■ Instructions for the task ■
The listing below begins with the first line you should copy; stop after the line containing "from matplotlib.patches import", and drop every picture.
[START OF Given data]
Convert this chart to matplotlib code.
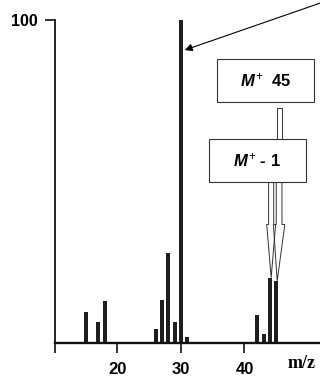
import matplotlib
matplotlib.use("Agg")
import matplotlib.pyplot as plt
from matplotlib.patches import Rectangle, Polygon

# Mass spectrum (relative abundance, %) of a compound with M+ = 45
mz = [15, 17, 18, 26, 27, 28, 29, 30, 31, 42, 43, 44, 45]
abundance = [9.5, 6.5, 13.1, 4.4, 13.3, 28.0, 6.4, 100.0, 2.0, 8.7, 2.8, 20.2, 19.2]
xtick_values = [20, 30, 40]
ytick_values = [100]
base_peak_mz = 30
molecular_ion_mz = 45
m_minus_1_mz = 44

plt.rcParams["mathtext.fontset"] = "custom"
plt.rcParams["mathtext.it"] = "Liberation Sans:italic:bold"
plt.rcParams["mathtext.rm"] = "Liberation Sans"
plt.rcParams["mathtext.bf"] = "Liberation Sans:bold"

W, H, DPI = 320, 379, 100
fig = plt.figure(figsize=(W / DPI, H / DPI), dpi=DPI)
fig.patch.set_facecolor("white")

# axes: left spine at x=55 px, baseline at y=343 px, 100% at y=20 px
ax = fig.add_axes([55 / W, (H - 343) / H, (W - 55) / W, 323 / H])
ax.set_xlim(10.16, 51.89)
ax.set_ylim(0, 100)

ax.bar(mz, abundance, width=0.62, color="#1e1e1e", edgecolor="none", zorder=2)

for side in ("top", "right"):
    ax.spines[side].set_visible(False)
ax.spines["left"].set_linewidth(1.3)
ax.spines["bottom"].set_linewidth(1.7)
ax.spines["left"].set_color("#111111")
ax.spines["bottom"].set_color("#111111")

ax.set_xticks(xtick_values)
ax.set_xticklabels([str(v) for v in xtick_values])
ax.set_xticks([ax.get_xlim()[0]], minor=True)
ax.set_yticks(ytick_values)
ax.set_yticklabels([str(v) for v in ytick_values])
ax.tick_params(axis="x", which="both", direction="out", length=7.5, width=1.2,
               pad=6.5, color="#111111")
ax.tick_params(axis="y", direction="out", length=7.5, width=1.2, pad=5,
               color="#111111")
for lab in ax.get_xticklabels():
    lab.set_fontfamily("Liberation Sans")
    lab.set_fontweight("bold")
    lab.set_fontsize(12)
for lab in ax.get_yticklabels():
    lab.set_fontfamily("Liberation Sans")
    lab.set_fontweight("bold")
    lab.set_fontsize(11.5)

fig.text(302 / W, 1 - 363 / H, "m/z", family="Liberation Serif", weight="bold",
         fontsize=13, ha="center", va="center")

# arrow pointing at the base peak
base_height = abundance[mz.index(base_peak_mz)]
ax.annotate("", xy=(base_peak_mz + 0.6, base_height - 9.3), xycoords="data",
            xytext=(332, H + 1), textcoords="figure pixels",
            arrowprops=dict(arrowstyle="-|>", lw=0.8, color="black",
                            mutation_scale=11, shrinkA=0, shrinkB=0),
            annotation_clip=False)

box_kw = dict(facecolor="white", edgecolor="#333333", linewidth=0.8, zorder=4)

# connector between the two label boxes
ax.add_patch(Rectangle((45.16, 63.2), 0.75, 9.6, facecolor="white",
                       edgecolor="#333333", linewidth=0.7, zorder=3))

# box "M+ 45"
ax.add_patch(Rectangle((35.67, 74.6), 15.27, 13.3, **box_kw))
ax.text(43.3, 81.2, r"$M^{+}$  45", fontsize=12, family="Liberation Sans",
        weight="bold", ha="center", va="center", zorder=5)

# box "M+ - 1"
ax.add_patch(Rectangle((34.41, 49.8), 15.28, 13.4, **box_kw))
ax.text(42.0, 56.5, r"$M^{+}$ - 1", fontsize=12, family="Liberation Sans",
        weight="bold", ha="center", va="center", zorder=5)


def hollow_arrow(x_tail, y_tail, x_tip, y_tip, shaft_w, head_w, head_len):
    yb = y_tip + head_len
    pts = [(x_tail - shaft_w / 2, y_tail), (x_tail - shaft_w / 2, yb),
           (x_tail - head_w / 2, yb), (x_tip, y_tip),
           (x_tail + head_w / 2, yb), (x_tail + shaft_w / 2, yb),
           (x_tail + shaft_w / 2, y_tail)]
    ax.add_patch(Polygon(pts, closed=True, fill=False, edgecolor="#333333",
                         linewidth=0.7, zorder=3))


y_tail = 49.8
h44 = abundance[mz.index(m_minus_1_mz)]
h45 = abundance[mz.index(molecular_ion_mz)]
hollow_arrow(m_minus_1_mz + 0.2, y_tail, m_minus_1_mz + 0.2, h44, 0.8, 1.4, 16.5)
hollow_arrow(molecular_ion_mz + 0.45, y_tail, molecular_ion_mz + 0.15, h45,
             0.9, 1.8, 17.5)

fig.savefig("out.png", dpi=DPI)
[END OF Given data]
■ Result for this exercise ■
Convert this chart to matplotlib code.
import matplotlib
matplotlib.use("Agg")
import matplotlib.pyplot as plt
from matplotlib.patches import Rectangle, Polygon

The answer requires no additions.